The Wake County leadership traced the root of the problem at least as far back as middle school, where students are formally sorted into math tracks for the first time. Middle school students set on the advanced math course trajectory would take algebra I in the seventh or eighth grade, while those on the non-advanced trajectory would take it in high school. Generally, students with later exposure to algebra I had a more difficult time completing the prerequisites to take calculus while in high school. Wake County thus decided to change its middle school course assignment system, with the explicit goal of increasing the number of students taking algebra I by eighth grade, given that this course is a critical gateway to college-preparatory math in high school.
Though some districts and states had previously adopted algebra-for-all policies, such programs have had the unintended effect of pushing too many students into coursework for which they were not sufficiently prepared. Wake County instead adopted a targeted strategy, using students’ prior standardized test scores to predict success in algebra I, as measured by the probability of passing North Carolina’s algebra I end-of-course exam. Middle schoolers predicted to have at least a 70 percent probability of success were recommended for “acceleration,” or placement into the advanced math course sequence. Under this policy, eligible sixth graders were recommended for advanced math, seventh graders for pre-algebra, and eighth graders for algebra I.

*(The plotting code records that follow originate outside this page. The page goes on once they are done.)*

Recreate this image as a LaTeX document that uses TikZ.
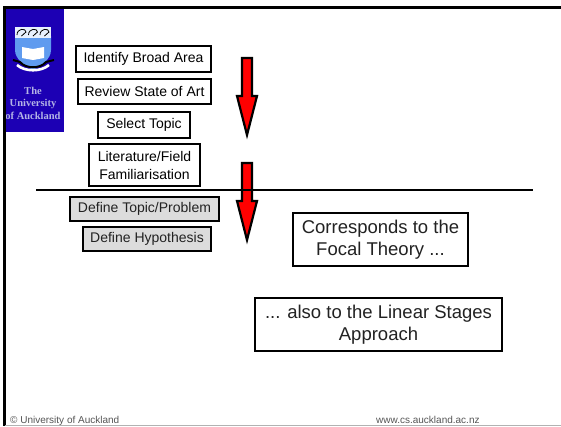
\documentclass[tikz,border=0pt]{standalone}
\usepackage{fontspec}
\setmainfont{Liberation Sans}
\newfontfamily\crestfont{Liberation Serif}
\definecolor{crestblue}{HTML}{1C00B4}
\definecolor{shieldblue}{HTML}{5F9BEF}
\definecolor{cresttext}{HTML}{B4B4E6}
\definecolor{boxgray}{HTML}{DCDCDC}
\definecolor{bodytext}{HTML}{222222}
\definecolor{foottext}{HTML}{555555}
\tikzset{
	stagebox/.style={draw=black, line width=1.2pt, fill=white, align=center, inner sep=0pt, text=black, font=\fontsize{14}{18}\selectfont},
	greybox/.style={stagebox, fill=boxgray, text=bodytext},
	notebox/.style={stagebox, text=bodytext, font=\fontsize{18.5}{22}\selectfont},
	footnote/.style={text=foottext, inner sep=0pt, font=\fontsize{10}{12}\selectfont},
	cresttitle/.style={text=cresttext, inner sep=0pt, font=\crestfont\bfseries\fontsize{10.5}{12}\selectfont},
	downarrow/.style={fill=red, draw=black, line width=2.2pt, line join=miter},
}
\begin{document}
\begin{tikzpicture}[x=1pt,y=-1pt]
	\useasboundingbox (0,0) rectangle (561,426);
	\fill[white] (0,0) rectangle (561,426);
	% crest panel
	\fill[crestblue] (6,6) rectangle (64,132);
	\fill[shieldblue] (15,36) -- (51,36) -- (51,50) .. controls (51,60) and (40,66) .. (33,70) .. controls (26,66) and (15,60) .. (15,50) -- cycle;
	\fill[white!85!shieldblue] (15,27) rectangle (51,38);
	\foreach \xbird in {21.5,33,44.5}
		\draw[black, line width=0.8pt] (\xbird-4.5,35) .. controls (\xbird-4.5,28) and (\xbird+4.5,28) .. (\xbird+4.5,32) -- (\xbird,36);
	\fill[white] (22,47) -- (33,49) -- (44,47) -- (44,58) -- (33,60) -- (22,58) -- cycle;
	\draw[black, line width=2pt] (13,60) -- (20,62) .. controls (26,69) and (40,69) .. (46,62) -- (54,60);
	\draw[white, line width=2.6pt] (17,65) .. controls (25,72) and (41,72) .. (49,65);
	\node[cresttitle] (crestthe) at (33,91) {The};
	\node[cresttitle] (crestuni) at (33,103.5) {University};
	\node[cresttitle] (crestauck) at (33,116) {of Auckland};
	% down arrows
	\foreach \ytop in {58,163}
		\draw[downarrow] (242,\ytop) -- (252,\ytop) -- (252,\ytop+38) -- (257,\ytop+38) -- (247,\ytop+77) -- (237,\ytop+38) -- (242,\ytop+38) -- cycle;
	% stages above the line
	\node[stagebox, minimum width=135pt, minimum height=26pt] (identify) at (143.5,59) {Identify Broad Area};
	\node[stagebox, minimum width=133pt, minimum height=25pt] (review) at (144.5,91.5) {Review State of Art};
	\node[stagebox, minimum width=92pt, minimum height=26pt] (select) at (144,125) {Select Topic};
	\node[stagebox, minimum width=111pt, minimum height=42pt] (literature) at (144.5,165) {Literature/Field\\Familiarisation};
	% stages below the line
	\node[greybox, minimum width=149pt, minimum height=24pt] (topic) at (144.5,209) {Define Topic/Problem};
	\node[greybox, minimum width=128pt, minimum height=24pt] (hypothesis) at (147,239) {Define Hypothesis};
	% notes
	\node[notebox, minimum width=175pt, minimum height=53pt] (focal) at (380.5,239.5) {Corresponds to the\\Focal Theory ...};
	\node[notebox, minimum width=247pt, minimum height=53pt] (linear) at (378.5,324.5) {... also to the Linear Stages\\Approach};
	\draw[line width=1.5pt] (36,190) -- (533,190);
	% slide frame
	\draw[line width=3pt] (4.5,7) -- (4.5,426);
	\draw[line width=2.5pt] (3,7.5) -- (561,7.5);
	\draw[gray!60, line width=0.8pt] (5,425.5) -- (561,425.5);
	\node[footnote, anchor=base west] (copyright) at (10,423) {© University of Auckland};
	\node[footnote, anchor=base west] (website) at (376,423) {www.cs.auckland.ac.nz};
\end{tikzpicture}
\end{document}
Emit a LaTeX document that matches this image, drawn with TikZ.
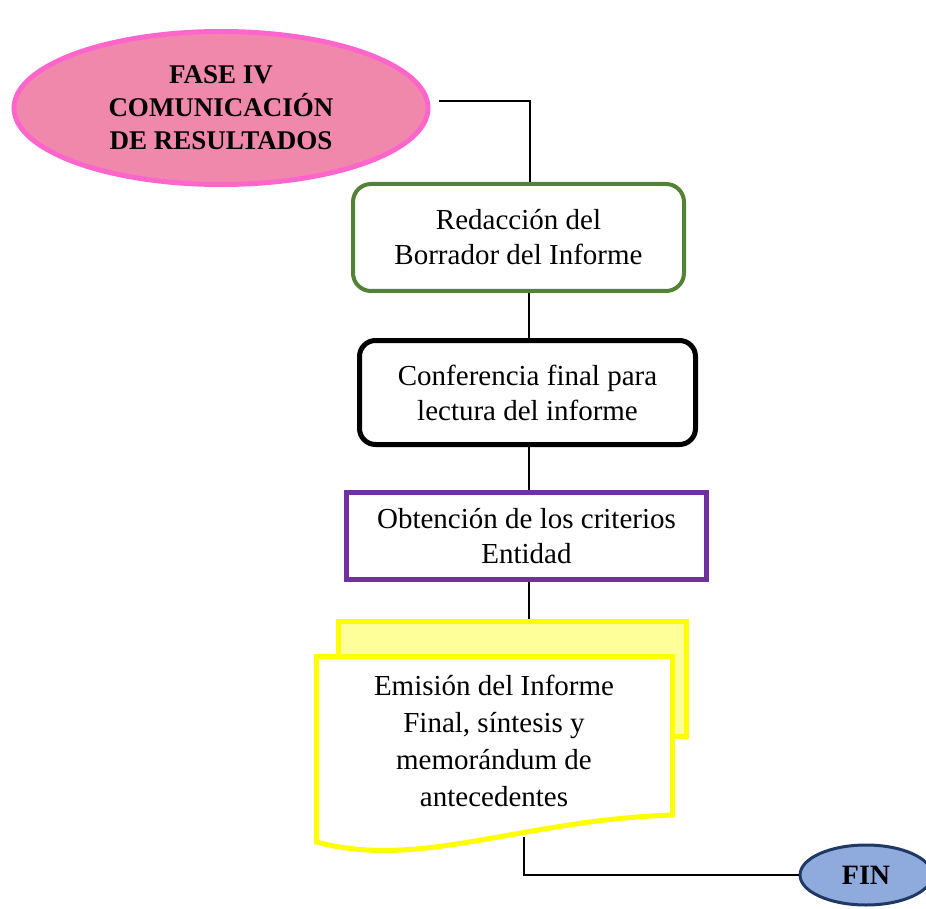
\documentclass[tikz,border=0pt]{standalone}
\usepackage{fontspec}
\setmainfont{Liberation Serif}
\usetikzlibrary{shapes.geometric}
\definecolor{pinkfill}{HTML}{F088AC}
\definecolor{pinkline}{HTML}{FF66CC}
\definecolor{greenline}{HTML}{548235}
\definecolor{purpleline}{HTML}{7030A0}
\definecolor{docyellow}{HTML}{FFFF00}
\definecolor{docfill}{HTML}{FFFF99}
\definecolor{finfill}{HTML}{8FAADC}
\definecolor{finline}{HTML}{203864}
\begin{document}
\begin{tikzpicture}[x=1pt,y=-1pt,
  txt/.style={font=\fontsize{29}{35}\selectfont, align=center, inner sep=0pt},
  boldtxt/.style={font=\fontsize{27}{33}\selectfont\bfseries, align=center, inner sep=0pt},
  stepbox/.style={draw, txt, line width=#1},
  link/.style={draw=black, line width=2.5pt}]
\useasboundingbox (0,0) rectangle (926,909);

% spine: the x position of the vertical connectors
\coordinate (spine) at (530,0);

% phase title
\node[ellipse, boldtxt, draw=pinkline, fill=pinkfill, line width=5pt,
      minimum width=414pt, minimum height=153pt] (fase) at (221,108)
  {FASE IV\\COMUNICACIÓN\\DE RESULTADOS};

% process steps
\node[stepbox=4pt, draw=greenline, rounded corners=18pt,
      minimum width=331pt, minimum height=107pt] (redac) at (518.5,237.5)
  {Redacción del\\Borrador del Informe};
\node[stepbox=5pt, draw=black, rounded corners=16pt,
      minimum width=336pt, minimum height=104pt] (confe) at (527.5,392.5)
  {Conferencia final para\\lectura del informe};
\node[stepbox=5pt, draw=purpleline,
      minimum width=360pt, minimum height=87pt] (obten) at (526.5,536)
  {Obtención de los criterios\\Entidad};

% stacked documents
\node[draw=docyellow, fill=docfill, line width=5pt, inner sep=0pt,
      minimum width=348pt, minimum height=115pt] (docback) at (512.5,679) {};
\draw[draw=docyellow, fill=white, line width=5pt, line join=miter]
  (316.5,842) -- (316.5,656.5) -- (672.5,656.5) -- (672.5,815)
  .. controls (520,820) and (420,870) .. (316.5,842) -- cycle;
\node[txt, font=\fontsize{29}{37}\selectfont] (emision) at (494,741)
  {Emisión del Informe\\Final, síntesis y\\memorándum de\\antecedentes};
\coordinate (docbottom) at (524,837);

% end terminal
\node[ellipse, draw=finline, fill=finfill, line width=3pt,
      font=\fontsize{28}{32}\selectfont\bfseries, inner sep=0pt,
      minimum width=132pt, minimum height=60pt] (fin) at (866,875) {FIN};

% connectors
\draw[link] ([shift={(8,-7)}]fase.east) -| (redac.north -| spine);
\draw[link] (redac.south -| 529,0) -- (confe.north -| 529,0);
\draw[link] (confe.south -| 529,0) -- (obten.north -| 529,0);
\draw[link] (obten.south -| 529,0) -- (docback.north -| 529,0);
\draw[link] (docbottom) |- (fin.west);
\end{tikzpicture}
\end{document}
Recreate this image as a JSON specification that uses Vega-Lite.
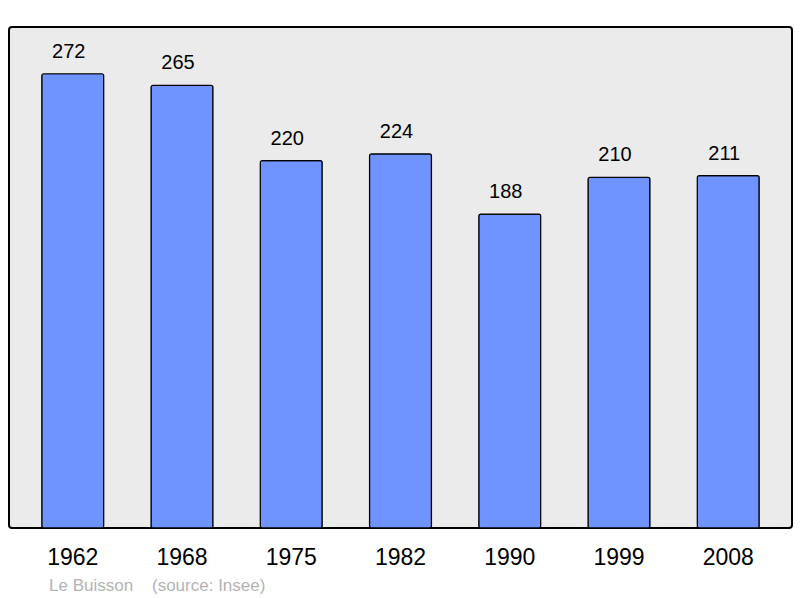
{
  "$schema": "https://vega.github.io/schema/vega-lite/v6.json",
  "autosize": {"type": "none"},
  "width": 783,
  "height": 501,
  "padding": {"left": 9, "top": 27, "right": 8, "bottom": 70},
  "background": "white",
  "data": {"values": [
    {"year": "1962", "pop": 272},
    {"year": "1968", "pop": 265},
    {"year": "1975", "pop": 220},
    {"year": "1982", "pop": 224},
    {"year": "1990", "pop": 188},
    {"year": "1999", "pop": 210},
    {"year": "2008", "pop": 211}
  ]},
  "title": {
    "text": "Le Buisson \u00a0\u00a0\u00a0(source: Insee)",
    "orient": "bottom",
    "anchor": "start",
    "dx": 40,
    "offset": 9,
    "font": "Liberation Sans",
    "fontSize": 17,
    "fontWeight": "normal",
    "color": "#b3b3b3"
  },
  "config": {
    "view": {"fill": "#ebebeb", "stroke": "#000000", "strokeWidth": 2, "cornerRadius": 3},
    "font": "Liberation Sans"
  },
  "encoding": {
    "x": {
      "field": "year", "type": "nominal",
      "scale": {"paddingInner": 0.433, "paddingOuter": 0.3},
      "axis": {"title": null, "domain": false, "ticks": false, "labelAngle": 0, "labelFontSize": 23, "labelColor": "#000000", "labelPadding": 18, "labelFont": "Liberation Sans"}
    },
    "y": {
      "field": "pop", "type": "quantitative",
      "scale": {"domain": [0, 300], "nice": false},
      "axis": null
    }
  },
  "layer": [
    {"mark": {"type": "bar", "fill": "#7094ff", "stroke": "#000000", "strokeWidth": 1.2, "cornerRadius": 2}},
    {"mark": {"type": "text", "baseline": "bottom", "dy": -12, "dx": -4, "fontSize": 20, "color": "#000000"},
     "encoding": {"text": {"field": "pop", "type": "quantitative"}}}
  ]
}
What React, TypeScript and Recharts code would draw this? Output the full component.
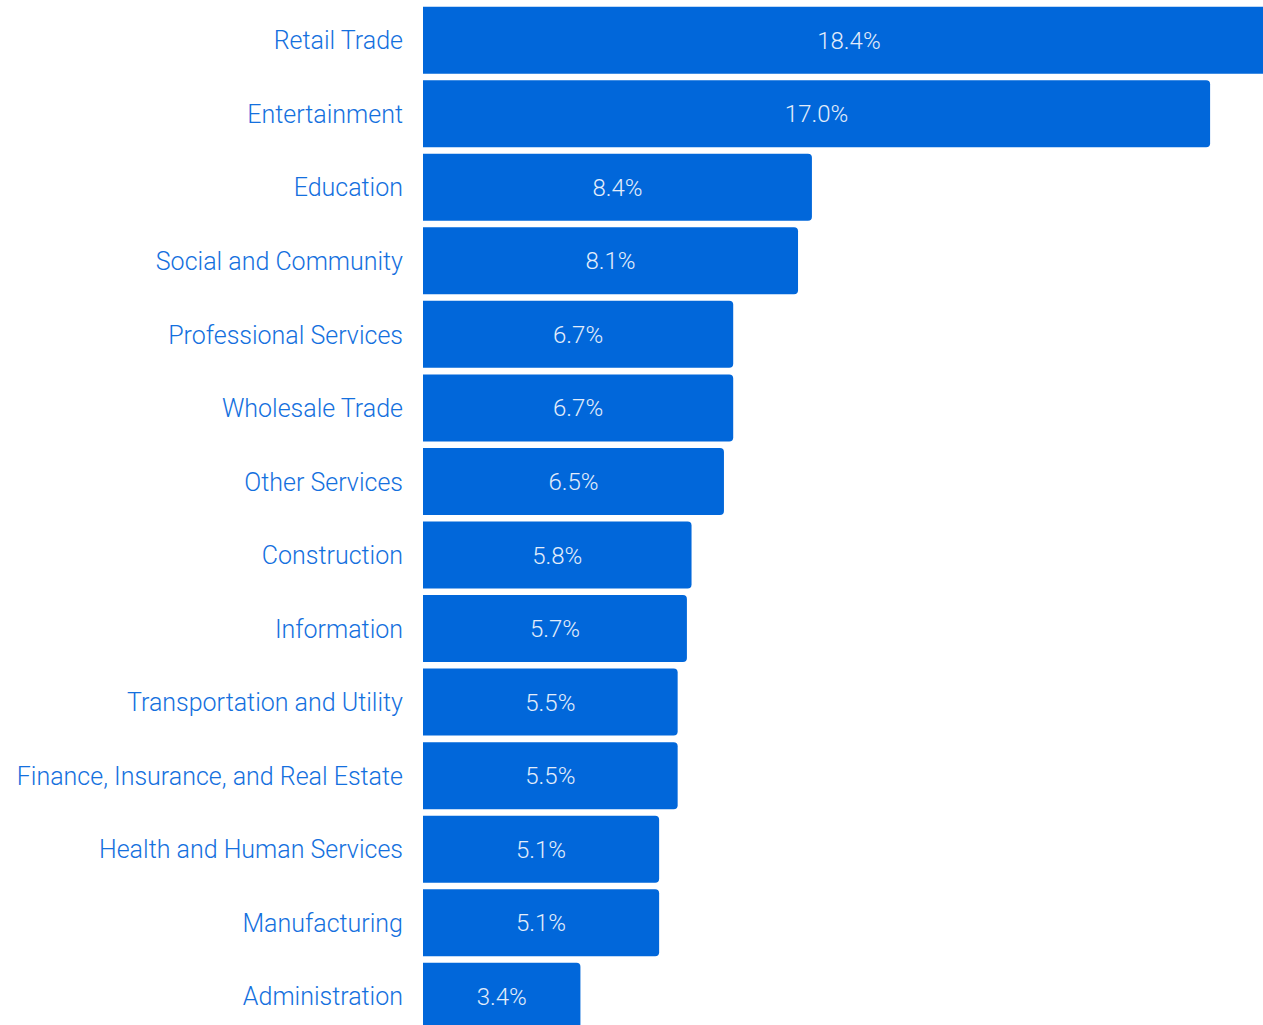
import React from "react";
import { BarChart, Bar, XAxis, YAxis, LabelList } from "recharts";

const categories = [
  "Retail Trade",
  "Entertainment",
  "Education",
  "Social and Community",
  "Professional Services",
  "Wholesale Trade",
  "Other Services",
  "Construction",
  "Information",
  "Transportation and Utility",
  "Finance, Insurance, and Real Estate",
  "Health and Human Services",
  "Manufacturing",
  "Administration",
];
const shares = [18.4, 17.0, 8.4, 8.1, 6.7, 6.7, 6.5, 5.8, 5.7, 5.5, 5.5, 5.1, 5.1, 3.4];

const data = categories.map((name, i) => ({ name, value: shares[i] }));

const FONT = "'Roboto', sans-serif";

export default function App() {
  return (
    <div style={{ position: "absolute", left: 0, top: 0, width: 1263, height: 1025, overflow: "hidden", background: "#fff" }}>
      <BarChart
        width={1349}
        height={1040}
        data={data}
        layout="vertical"
        margin={{ top: 3.7, right: 0, bottom: 6.7, left: 0 }}
        barSize={67}
      >
        <XAxis type="number" domain={[0, 20]} hide />
        <YAxis
          type="category"
          dataKey="name"
          width={423}
          axisLine={false}
          tickLine={false}
          tickSize={0}
          tickMargin={20}
          interval={0}
          tick={{ fill: "#1470de", fontSize: 25, fontWeight: 300, fontFamily: FONT }}
        />
        <Bar dataKey="value" fill="#0167da" radius={[0, 4, 4, 0]} isAnimationActive={false}>
          <LabelList
            dataKey="value"
            position="center"
            formatter={(v: number) => `${v.toFixed(1)}%`}
            style={{ fill: "#e3edfb", fontSize: 24, fontWeight: 300, fontFamily: FONT }}
          />
        </Bar>
      </BarChart>
    </div>
  );
}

This new assignment rule had three immediate effects. First, the threshold the district chose implied that roughly three-fourths of students were recommended for acceleration, leading to a near doubling of enrollment in the accelerated course sequence. Second, the threshold prevented the least academically prepared students from being pushed too soon into coursework for which they were underprepared. Third, the new course assignment process was more objectively based on academic skill than it had previously been.
The district reasoned that this approach would accelerate students who otherwise might be overlooked as a result of variation in course grading practices and subjective beliefs. Indeed, our research on the short-run impacts of the new policy indicates that—conditional on a student’s academic skill—race, ethnicity, and income are less predictive of course assignment now than they once were. In fact, the new course placement rule led to substantial short-run reductions in socioeconomic and racial gaps in access to algebra I in the eighth grade.
While equitable access is important, we also investigated whether acceleration had long-term impacts on students’ course taking. We explore this question comparing the educational trajectories of students just above and below the eligibility threshold for acceleration. Such students are nearly identical in all ways except for the assignment to the accelerated coursework. As a result of this assignment policy, accelerated students were exposed to both a more advanced curriculum and a substantially higher-performing set of classroom peers.
Did their assignment make any difference once the students got to high school? Yes, though not always as the district might have predicted or hoped. Just one out of every seven students pushed into advanced middle school math classes persisted through 11th grade precalculus, suggesting the pipeline is leaky. Although the district clearly would have preferred a higher persistence rate, at the very least, the policy did increase the number of students on the college preparatory math track. The persistence rate did not vary by race, however, it did vary substantially by gender and income. One-third of female students persisted to precalculus, while few if any male students did. Over 40 percent of students from non-low-income families persisted to precalculus, while those from low-income families largely failed to do so. This difference in outcomes raises important questions about the nature of and access to supports that contribute to students’ ability to succeed given newly challenging curricula.
Also intriguing is the impact of math acceleration on college intentions. Those pushed into accelerated math courses were 20 percentage points more likely to describe themselves in 10th grade as intending to enroll in a four-year college, even after many had already left the accelerated track. This effect is consistent across student subgroups and may have been driven by a combination of exposure to more rigorous curricula and to more academically skilled peers who are likely to hold college aspirations.
We derive three primary lessons from this work. First, using objective measures of skill and readiness for course placement can help to identify qualified students that a discretionary system might overlook. Second, targeted math acceleration may be a more successful strategy for opening the gates to college-preparatory math compared to universal strategies that advance students regardless of readiness. Finally, despite the positive effects that we observe, middle school advancement without subsequent supports may be insufficient for improvements across all subgroups of students. We estimate that one-third of remaining accelerated students return to the non-accelerated track each year, meaning that the initial impact of acceleration on coursework decays over time. This leaky pipeline is consistent with evidence from California’s eighth grade algebra push and from other North Carolina districts. Access alone to early algebra may not be sufficient to ensure equitable participation in advanced courses.
Why the pipeline leaks remains a key question. Indeed, the door remains open for both intervention and evidence on efforts to retain more of those students who showed promise early on.